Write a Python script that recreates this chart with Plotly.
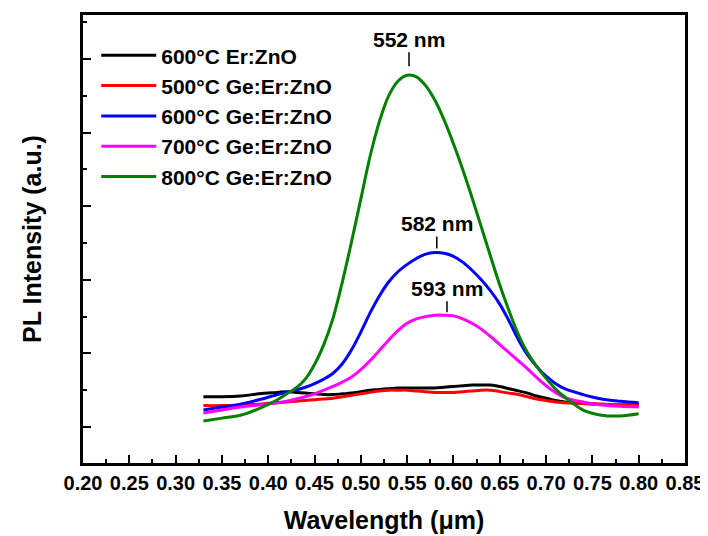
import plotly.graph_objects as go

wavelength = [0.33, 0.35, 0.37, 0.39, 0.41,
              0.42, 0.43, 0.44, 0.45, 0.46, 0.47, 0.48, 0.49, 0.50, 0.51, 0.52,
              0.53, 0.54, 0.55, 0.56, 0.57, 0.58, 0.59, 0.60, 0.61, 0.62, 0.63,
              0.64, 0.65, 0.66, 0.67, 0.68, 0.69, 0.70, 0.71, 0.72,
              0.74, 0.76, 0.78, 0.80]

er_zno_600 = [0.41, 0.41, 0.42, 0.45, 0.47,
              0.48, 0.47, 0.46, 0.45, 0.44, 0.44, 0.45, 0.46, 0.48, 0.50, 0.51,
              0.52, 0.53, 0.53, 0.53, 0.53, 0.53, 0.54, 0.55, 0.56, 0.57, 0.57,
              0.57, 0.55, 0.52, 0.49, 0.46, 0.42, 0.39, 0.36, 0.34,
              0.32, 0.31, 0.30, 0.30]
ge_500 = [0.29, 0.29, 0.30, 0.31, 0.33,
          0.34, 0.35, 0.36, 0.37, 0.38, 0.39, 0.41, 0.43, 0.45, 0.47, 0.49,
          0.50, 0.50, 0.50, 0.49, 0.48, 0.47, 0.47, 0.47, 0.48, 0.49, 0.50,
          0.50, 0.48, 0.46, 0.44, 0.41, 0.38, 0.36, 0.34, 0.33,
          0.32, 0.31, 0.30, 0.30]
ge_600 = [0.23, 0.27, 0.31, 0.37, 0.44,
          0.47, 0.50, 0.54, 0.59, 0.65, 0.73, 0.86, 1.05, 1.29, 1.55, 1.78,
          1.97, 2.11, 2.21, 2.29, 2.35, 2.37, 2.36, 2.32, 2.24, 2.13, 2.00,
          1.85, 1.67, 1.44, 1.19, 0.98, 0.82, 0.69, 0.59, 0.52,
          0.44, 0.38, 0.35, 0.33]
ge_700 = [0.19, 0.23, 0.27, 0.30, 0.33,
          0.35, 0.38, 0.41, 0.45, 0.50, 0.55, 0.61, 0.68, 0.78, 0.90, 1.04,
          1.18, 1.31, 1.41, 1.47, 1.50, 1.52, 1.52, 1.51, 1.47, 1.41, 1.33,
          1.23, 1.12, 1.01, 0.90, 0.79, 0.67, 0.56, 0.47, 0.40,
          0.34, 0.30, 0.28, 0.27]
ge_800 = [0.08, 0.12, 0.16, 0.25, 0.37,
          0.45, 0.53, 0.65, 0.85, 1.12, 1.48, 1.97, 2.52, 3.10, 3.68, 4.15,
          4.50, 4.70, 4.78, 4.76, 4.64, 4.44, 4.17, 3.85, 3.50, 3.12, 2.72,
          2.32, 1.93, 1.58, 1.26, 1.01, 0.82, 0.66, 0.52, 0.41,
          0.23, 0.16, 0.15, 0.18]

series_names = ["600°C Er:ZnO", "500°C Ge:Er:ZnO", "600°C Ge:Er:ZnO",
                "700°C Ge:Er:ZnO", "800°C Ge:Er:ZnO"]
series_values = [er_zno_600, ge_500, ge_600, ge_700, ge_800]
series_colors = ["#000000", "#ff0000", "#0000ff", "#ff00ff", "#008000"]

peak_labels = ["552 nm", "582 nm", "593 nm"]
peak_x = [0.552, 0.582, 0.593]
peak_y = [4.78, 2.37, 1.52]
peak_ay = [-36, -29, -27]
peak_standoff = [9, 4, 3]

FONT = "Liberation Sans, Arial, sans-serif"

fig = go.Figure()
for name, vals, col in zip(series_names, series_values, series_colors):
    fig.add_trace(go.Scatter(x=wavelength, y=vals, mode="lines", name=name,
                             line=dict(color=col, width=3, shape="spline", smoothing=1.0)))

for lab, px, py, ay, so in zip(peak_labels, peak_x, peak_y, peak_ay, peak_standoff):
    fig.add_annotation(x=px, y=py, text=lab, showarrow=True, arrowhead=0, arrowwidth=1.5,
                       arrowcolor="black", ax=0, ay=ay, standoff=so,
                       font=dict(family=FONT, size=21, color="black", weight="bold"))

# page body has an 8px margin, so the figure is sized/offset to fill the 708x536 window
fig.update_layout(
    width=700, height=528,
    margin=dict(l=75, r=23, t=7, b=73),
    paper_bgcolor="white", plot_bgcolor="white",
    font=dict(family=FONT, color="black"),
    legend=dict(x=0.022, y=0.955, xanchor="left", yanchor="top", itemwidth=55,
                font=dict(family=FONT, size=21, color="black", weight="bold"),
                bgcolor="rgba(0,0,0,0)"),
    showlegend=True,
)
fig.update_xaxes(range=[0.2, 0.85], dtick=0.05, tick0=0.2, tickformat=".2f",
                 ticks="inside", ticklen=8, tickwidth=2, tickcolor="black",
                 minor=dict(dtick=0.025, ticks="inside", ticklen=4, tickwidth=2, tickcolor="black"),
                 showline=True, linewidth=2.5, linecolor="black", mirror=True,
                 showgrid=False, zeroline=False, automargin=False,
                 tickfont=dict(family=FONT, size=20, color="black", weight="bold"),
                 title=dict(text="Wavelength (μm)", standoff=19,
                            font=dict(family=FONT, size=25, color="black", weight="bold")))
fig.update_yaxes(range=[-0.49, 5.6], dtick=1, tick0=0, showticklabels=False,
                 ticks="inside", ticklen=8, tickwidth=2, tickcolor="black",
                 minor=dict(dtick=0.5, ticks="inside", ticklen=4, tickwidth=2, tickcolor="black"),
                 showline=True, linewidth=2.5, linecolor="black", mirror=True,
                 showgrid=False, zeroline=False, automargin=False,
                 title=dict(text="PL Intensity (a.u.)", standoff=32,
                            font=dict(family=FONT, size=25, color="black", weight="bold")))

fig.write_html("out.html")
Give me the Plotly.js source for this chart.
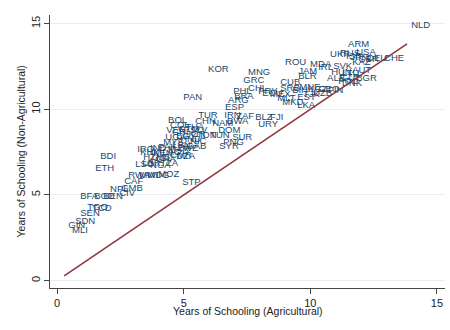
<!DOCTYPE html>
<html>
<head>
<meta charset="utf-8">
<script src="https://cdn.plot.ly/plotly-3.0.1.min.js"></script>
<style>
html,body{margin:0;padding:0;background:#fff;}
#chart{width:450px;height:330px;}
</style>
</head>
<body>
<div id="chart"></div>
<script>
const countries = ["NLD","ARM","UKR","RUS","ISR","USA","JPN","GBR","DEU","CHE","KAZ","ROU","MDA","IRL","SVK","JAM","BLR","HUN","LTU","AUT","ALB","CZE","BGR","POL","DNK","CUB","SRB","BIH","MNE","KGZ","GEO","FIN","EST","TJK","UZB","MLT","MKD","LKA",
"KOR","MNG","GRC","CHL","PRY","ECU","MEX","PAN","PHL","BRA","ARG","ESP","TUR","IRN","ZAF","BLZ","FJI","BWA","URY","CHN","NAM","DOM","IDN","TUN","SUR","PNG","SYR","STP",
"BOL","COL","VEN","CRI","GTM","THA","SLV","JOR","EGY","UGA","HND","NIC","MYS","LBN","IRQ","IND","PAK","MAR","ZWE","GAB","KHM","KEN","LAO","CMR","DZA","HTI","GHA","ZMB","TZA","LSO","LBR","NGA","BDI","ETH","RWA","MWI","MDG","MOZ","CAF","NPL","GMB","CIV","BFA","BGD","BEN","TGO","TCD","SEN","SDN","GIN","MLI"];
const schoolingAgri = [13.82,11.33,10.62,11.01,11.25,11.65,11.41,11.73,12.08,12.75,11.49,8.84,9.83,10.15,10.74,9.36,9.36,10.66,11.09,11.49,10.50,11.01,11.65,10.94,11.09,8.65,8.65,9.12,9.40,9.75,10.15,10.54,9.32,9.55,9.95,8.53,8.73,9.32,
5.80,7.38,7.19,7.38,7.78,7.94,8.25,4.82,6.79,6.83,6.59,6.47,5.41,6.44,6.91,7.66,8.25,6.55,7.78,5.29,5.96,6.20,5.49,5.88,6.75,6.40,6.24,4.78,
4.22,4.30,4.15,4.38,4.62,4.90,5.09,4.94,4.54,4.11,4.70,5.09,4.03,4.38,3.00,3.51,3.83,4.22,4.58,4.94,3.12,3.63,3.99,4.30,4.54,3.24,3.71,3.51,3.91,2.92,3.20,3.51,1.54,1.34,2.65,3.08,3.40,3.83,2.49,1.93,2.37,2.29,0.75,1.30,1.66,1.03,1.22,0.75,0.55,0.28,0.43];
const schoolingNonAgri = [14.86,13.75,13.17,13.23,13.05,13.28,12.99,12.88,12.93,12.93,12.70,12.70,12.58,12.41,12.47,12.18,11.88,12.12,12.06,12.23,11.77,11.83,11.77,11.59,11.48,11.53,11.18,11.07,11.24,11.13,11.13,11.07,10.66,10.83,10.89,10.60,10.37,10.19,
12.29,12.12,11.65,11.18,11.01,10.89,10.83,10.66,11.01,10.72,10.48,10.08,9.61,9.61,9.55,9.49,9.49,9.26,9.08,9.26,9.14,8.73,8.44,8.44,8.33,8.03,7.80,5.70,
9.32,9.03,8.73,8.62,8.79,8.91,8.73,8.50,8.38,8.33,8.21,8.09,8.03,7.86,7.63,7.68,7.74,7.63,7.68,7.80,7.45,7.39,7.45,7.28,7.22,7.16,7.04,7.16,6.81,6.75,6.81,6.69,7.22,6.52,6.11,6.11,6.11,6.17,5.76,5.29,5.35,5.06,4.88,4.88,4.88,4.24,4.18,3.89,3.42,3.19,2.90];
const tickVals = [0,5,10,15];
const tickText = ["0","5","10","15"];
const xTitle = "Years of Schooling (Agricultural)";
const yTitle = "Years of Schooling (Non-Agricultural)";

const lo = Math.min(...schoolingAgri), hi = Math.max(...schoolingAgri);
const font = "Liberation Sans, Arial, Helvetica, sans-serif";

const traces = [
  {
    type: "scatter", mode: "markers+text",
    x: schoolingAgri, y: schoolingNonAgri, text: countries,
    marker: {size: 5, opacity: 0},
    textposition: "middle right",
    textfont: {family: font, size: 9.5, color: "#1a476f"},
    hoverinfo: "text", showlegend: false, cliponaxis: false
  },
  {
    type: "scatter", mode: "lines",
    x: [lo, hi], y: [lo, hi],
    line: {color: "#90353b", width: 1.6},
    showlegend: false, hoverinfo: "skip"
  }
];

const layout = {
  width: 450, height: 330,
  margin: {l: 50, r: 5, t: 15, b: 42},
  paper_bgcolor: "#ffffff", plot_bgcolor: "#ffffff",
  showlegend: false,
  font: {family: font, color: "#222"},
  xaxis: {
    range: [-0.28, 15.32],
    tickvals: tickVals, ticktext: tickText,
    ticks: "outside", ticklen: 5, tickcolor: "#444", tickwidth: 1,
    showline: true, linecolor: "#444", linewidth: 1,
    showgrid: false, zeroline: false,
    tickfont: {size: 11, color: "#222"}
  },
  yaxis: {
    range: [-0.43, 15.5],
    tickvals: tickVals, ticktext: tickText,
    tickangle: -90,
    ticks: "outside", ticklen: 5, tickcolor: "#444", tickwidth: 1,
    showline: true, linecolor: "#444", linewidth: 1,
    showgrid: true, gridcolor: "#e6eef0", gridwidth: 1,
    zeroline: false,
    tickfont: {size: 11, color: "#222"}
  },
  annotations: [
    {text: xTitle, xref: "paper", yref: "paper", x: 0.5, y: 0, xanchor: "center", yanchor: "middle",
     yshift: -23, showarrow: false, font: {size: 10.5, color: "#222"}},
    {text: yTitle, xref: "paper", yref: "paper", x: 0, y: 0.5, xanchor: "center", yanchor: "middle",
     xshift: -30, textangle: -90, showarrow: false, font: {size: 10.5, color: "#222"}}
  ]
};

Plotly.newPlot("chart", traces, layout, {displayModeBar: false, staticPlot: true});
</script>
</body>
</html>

[EXERCISE DESCRIPTION] Restate word for word every line from the top of the entries above to the line with "import plotly.graph_objects as go", inclusive, and skip any pictures.

[EXERCISE RESULT]
Write a Python script that recreates this chart with Plotly.
import plotly.graph_objects as go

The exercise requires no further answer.